Advocate-General Wahl considered 'Woolworths' along with Lyttle v Bluebird UK Bidco 2 Ltd, a Northern Ireland case, and Canas v Nexea Gestion Documental SA Fondo de Garantia Salarial, a Spanish case, which raised similar questions on the meaning of establishment in the Directive.
In the Advocate-General's opinion, "establishment" should mean the same thing, whichever of the two definitions of collective redundancy is adopted, for legal certainty. He referred to previous ECJ decisions, which had interpreted establishment to mean "the unit to which the workers made redundant are assigned to carry out their duties" under the percentages and numbers option (Rockfon A/S V Specialarbejderforbundet I Danmark, acting for Nielse & Ors ] IRLR 168 and Athinaiki Chartopoiia (Athinaiki Chartopoiia AE v Panagiotidis and others C-270/05  IRLR 284). He considered that there was no good reason to depart from this interpretation.

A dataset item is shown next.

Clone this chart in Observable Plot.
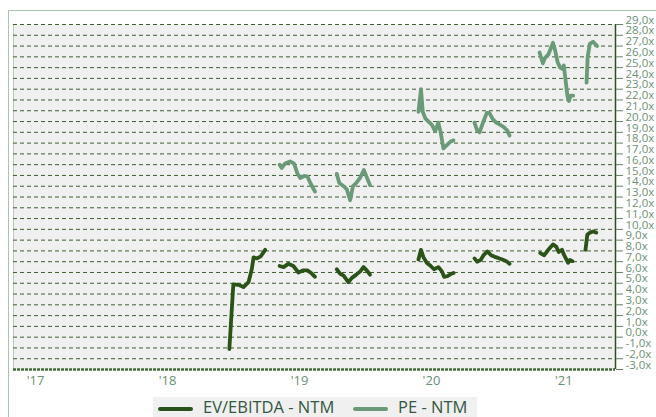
<!DOCTYPE html>
<html>
<head>
<meta charset="utf-8">
<script src="https://cdn.jsdelivr.net/npm/d3@7"></script>
<script src="https://cdn.jsdelivr.net/npm/@observablehq/plot@0.6"></script>
<style>
  html, body { margin: 0; padding: 0; background: #fff; }
  #wrap { position: relative; width: 656px; height: 417px; overflow: hidden; }
  #frame { position: absolute; left: 8px; top: 10px; width: 660px; height: 420px;
           border-left: 1px solid #a9c3ae; border-top: 1px solid #a9c3ae; pointer-events: none; }
  #chart svg { display: block; }
  #legend { position: absolute; left: 153px; top: 397px; width: 324px; height: 22px; background: #f0f0f0;
            font-family: "Open Sans", sans-serif; font-size: 16.5px; color: #33573f; }
  .sw { position: absolute; top: 10px; width: 35px; height: 4px; border-radius: 2px; }
  .lt { position: absolute; top: -1px; line-height: 22px; white-space: nowrap; }
</style>
</head>
<body>
<div id="wrap">
  <div id="frame"></div>
  <div id="chart"></div>
  <div id="legend">
    <div class="sw" style="left:5px;background:#2b5219"></div>
    <div class="lt" style="left:50px">EV/EBITDA - NTM</div>
    <div class="sw" style="left:200px;background:#6a9a78"></div>
    <div class="lt" style="left:245px">PE - NTM</div>
  </div>
</div>
<script>
// series: [date, value, segment]
const evebitda = [
  ["2018-06-21", -1.1, 1], ["2018-07-02", 4.9, 1], ["2018-07-16", 4.85, 1], ["2018-07-30", 4.65, 1],
  ["2018-08-13", 5.1, 1], ["2018-08-22", 6.3, 1], ["2018-08-27", 7.4, 1], ["2018-09-05", 7.3, 1],
  ["2018-09-16", 7.5, 1], ["2018-09-28", 8.1, 1],
  ["2018-11-07", 6.6, 2], ["2018-11-18", 6.5, 2], ["2018-12-01", 6.8, 2], ["2018-12-15", 6.6, 2],
  ["2018-12-29", 6.0, 2], ["2019-01-12", 6.2, 2], ["2019-01-23", 6.2, 2], ["2019-02-04", 5.9, 2],
  ["2019-02-13", 5.6, 2],
  ["2019-04-14", 6.3, 3], ["2019-04-23", 5.9, 3], ["2019-05-03", 5.7, 3], ["2019-05-16", 5.1, 3],
  ["2019-05-26", 5.5, 3], ["2019-06-07", 5.8, 3], ["2019-06-18", 6.1, 3], ["2019-06-27", 6.5, 3],
  ["2019-07-06", 6.2, 3], ["2019-07-15", 5.8, 3],
  ["2019-11-26", 7.2, 4], ["2019-12-03", 8.1, 4], ["2019-12-10", 7.4, 4], ["2019-12-19", 6.9, 4],
  ["2019-12-30", 6.6, 4], ["2020-01-08", 6.3, 4], ["2020-01-20", 6.5, 4], ["2020-01-30", 6.1, 4],
  ["2020-02-05", 5.6, 4], ["2020-02-14", 5.65, 4], ["2020-02-23", 5.85, 4], ["2020-03-02", 5.95, 4],
  ["2020-04-29", 7.3, 5], ["2020-05-06", 7.0, 5], ["2020-05-16", 7.15, 5], ["2020-05-24", 7.6, 5],
  ["2020-06-04", 7.95, 5], ["2020-06-14", 7.6, 5], ["2020-06-24", 7.45, 5], ["2020-07-03", 7.35, 5],
  ["2020-07-15", 7.2, 5], ["2020-07-26", 7.05, 5], ["2020-08-04", 6.8, 5],
  ["2020-10-28", 7.8, 6], ["2020-11-08", 7.6, 6], ["2020-11-19", 8.1, 6], ["2020-12-02", 8.6, 6],
  ["2020-12-11", 8.4, 6], ["2020-12-18", 7.9, 6], ["2020-12-27", 8.1, 6], ["2021-01-02", 7.6, 6],
  ["2021-01-13", 6.9, 6], ["2021-01-18", 7.15, 6], ["2021-01-25", 7.05, 6],
  ["2021-03-02", 8.1, 7], ["2021-03-07", 9.5, 7], ["2021-03-14", 9.7, 7], ["2021-03-23", 9.8, 7],
  ["2021-04-01", 9.7, 7]
];
const peNtm = [
  ["2018-11-07", 16.0, 2], ["2018-11-13", 15.7, 2], ["2018-11-22", 16.1, 2], ["2018-12-06", 16.3, 2],
  ["2018-12-17", 16.1, 2], ["2018-12-26", 15.2, 2], ["2019-01-03", 14.75, 2], ["2019-01-14", 14.95, 2],
  ["2019-01-23", 14.9, 2], ["2019-01-31", 14.3, 2], ["2019-02-13", 13.5, 2],
  ["2019-04-14", 15.15, 3], ["2019-04-21", 14.3, 3], ["2019-05-03", 14.0, 3], ["2019-05-12", 13.7, 3],
  ["2019-05-21", 12.7, 3], ["2019-05-29", 14.0, 3], ["2019-06-07", 14.3, 3], ["2019-06-18", 14.8, 3],
  ["2019-06-28", 15.5, 3], ["2019-07-07", 14.75, 3], ["2019-07-15", 14.1, 3],
  ["2019-11-26", 20.9, 4], ["2019-12-03", 23.0, 4], ["2019-12-08", 20.9, 4], ["2019-12-15", 20.3, 4],
  ["2019-12-24", 20.0, 4], ["2020-01-02", 19.7, 4], ["2020-01-11", 19.1, 4], ["2020-01-20", 19.9, 4],
  ["2020-01-27", 18.9, 4], ["2020-02-03", 17.5, 4], ["2020-02-14", 17.85, 4], ["2020-02-23", 18.15, 4],
  ["2020-03-02", 18.25, 4],
  ["2020-04-29", 19.9, 5], ["2020-05-06", 19.2, 5], ["2020-05-13", 19.0, 5], ["2020-05-22", 19.85, 5],
  ["2020-06-02", 20.8, 5], ["2020-06-09", 20.8, 5], ["2020-06-19", 20.2, 5], ["2020-06-28", 19.9, 5],
  ["2020-07-09", 19.7, 5], ["2020-07-18", 19.5, 5], ["2020-07-28", 19.2, 5], ["2020-08-04", 18.7, 5],
  ["2020-10-26", 26.4, 6], ["2020-11-04", 25.4, 6], ["2020-11-10", 25.9, 6], ["2020-11-19", 26.2, 6],
  ["2020-12-02", 27.3, 6], ["2020-12-08", 26.6, 6], ["2020-12-15", 25.5, 6], ["2020-12-22", 25.0, 6],
  ["2020-12-27", 24.9, 6], ["2021-01-01", 25.2, 6], ["2021-01-06", 23.8, 6], ["2021-01-11", 22.4, 6],
  ["2021-01-15", 21.9, 6], ["2021-01-20", 22.4, 6], ["2021-01-27", 22.4, 6],
  ["2021-03-05", 23.6, 7], ["2021-03-08", 26.0, 7], ["2021-03-14", 27.2, 7], ["2021-03-23", 27.4, 7],
  ["2021-04-03", 27.0, 7]
];
const yTicks = d3.range(-3, 30);            // -3,0x .. 29,0x
const xTickYears = ["2017-01-01", "2018-01-01", "2019-01-01", "2020-01-01", "2021-01-01"];
const xDomain = ["2016-11-01", "2021-05-24"];

const toRows = (arr) => arr.map(([d, v, s]) => ({date: new Date(d), value: v, seg: s}));
const ev = toRows(evebitda);
const pe = toRows(peNtm);
const xTicks = xTickYears.map(d => new Date(d));
const fmtY = d => d.toFixed(1).replace(".", ",") + "x";
const fmtX = d => "'" + String(d.getUTCFullYear()).slice(2);

const gridColor = "#3d5f30";
const labelColor = "#6b8f72";

const chart = Plot.plot({
  width: 656,
  height: 396,
  marginLeft: 13,
  marginRight: 41,
  marginTop: 24,
  marginBottom: 27,
  style: {background: "transparent", fontFamily: "Open Sans, sans-serif", fontSize: "12px"},
  x: {type: "utc", domain: xDomain.map(d => new Date(d))},
  y: {domain: [-3, 29]},
  marks: [
    Plot.frame({fill: "#f0f0f0"}),
    Plot.ruleX([new Date(xDomain[0])], {stroke: "#c4c4c4", strokeWidth: 1}),
    Plot.ruleY(yTicks.filter(d => d > -3), {stroke: gridColor, strokeWidth: 1, strokeDasharray: "4,3"}),
    Plot.ruleY([-3], {stroke: "#44693a", strokeWidth: 2.5, strokeDasharray: "3,1"}),
    Plot.ruleX([new Date(xDomain[1])], {stroke: "#2e4f1f", strokeWidth: 1.5}),
    Plot.axisY(yTicks, {anchor: "right", tickSize: 7, stroke: "#6a7d66", fill: "none", label: null}),
    Plot.axisY(yTicks, {anchor: "right", tickSize: 0, tickPadding: 10, dy: -4.5, fill: labelColor,
                        tickFormat: fmtY, fontSize: 11.5, label: null}),
    Plot.axisX(xTicks, {anchor: "bottom", tickSize: 0, tickPadding: 6, fill: labelColor,
                        tickFormat: fmtX, fontSize: 13, label: null}),
    Plot.line(ev, {x: "date", y: "value", z: "seg", stroke: "#2b5219", strokeWidth: 3.8,
                   strokeLinejoin: "round", strokeLinecap: "round"}),
    Plot.line(pe, {x: "date", y: "value", z: "seg", stroke: "#6a9a78", strokeWidth: 3.8,
                   strokeLinejoin: "round", strokeLinecap: "round"})
  ]
});
document.getElementById("chart").appendChild(chart);
</script>
</body>
</html>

In those cases, the ECJ rejected the argument that establishment meant undertaking or legal entity, or that it was relevant to consider how the entity was structured internally. The ECJ had focussed on the "local employment unit" recognising that the Directive was seeking to protect the socio-economic effects of redundancies in a local context.
The Advocate-General said that a balancing exercise had to be carried out between the Directive's aim of providing minimum protection with regard to information and consultation where there are collective redundancies, and the Directive's other aim of harmonising the costs to undertakings in the EU of offering that protection. He noted that the Directive does not seek to protect all workers, for example, dismissals that fall outside the relevant time frame would not be covered by the obligation to collectively consult.
Therefore, in his view, there is no requirement to aggregate the number of dismissals across all the employer's establishments. It would be for the national courts to decide, on the facts of the particular case, whether a local employment unit was an establishment. In some cases, an individual store may well be a separate establishment. However, the Advocate-General also gave the example of an employer operating several stores in one shopping centre, which could, depending on the facts, be a single local employment unit. He also said that Member States can, if they wish, increase the minimum level of protection to employees under the Directive so long as the approach taken is more favourable to all workers being made redundant.
The Advocate-General's opinion is not binding, although it is frequently persuasive, and it remains to be seen whether the ECJ will follow it. If the ECJ follows the opinion (as in our view, it should) this will essentially reverse the position in the UK and shift the focus back to the question of what is the relevant establishment on the particular facts in question. Tribunals will be guided by the principles inRockfon and Athinaiki, and the EAT's decisions in Renfrewshire Council v Educational Institute of Scotland and MSF v Refuge Assurance Plc & Anor, when deciding that question.
Employers who, since the EAT decision, have aggregated all redundancies across the company when assessing whether the obligation to collectively consult has been triggered, would be prudent to continue that approach until the ECJ delivers its decision (and potentially until the matter has been reconsidered by the UK Courts). For employers that have not changed their practice, until we have a definitive decision, the risk remains, but there is at least some comfort that clarity is nigh.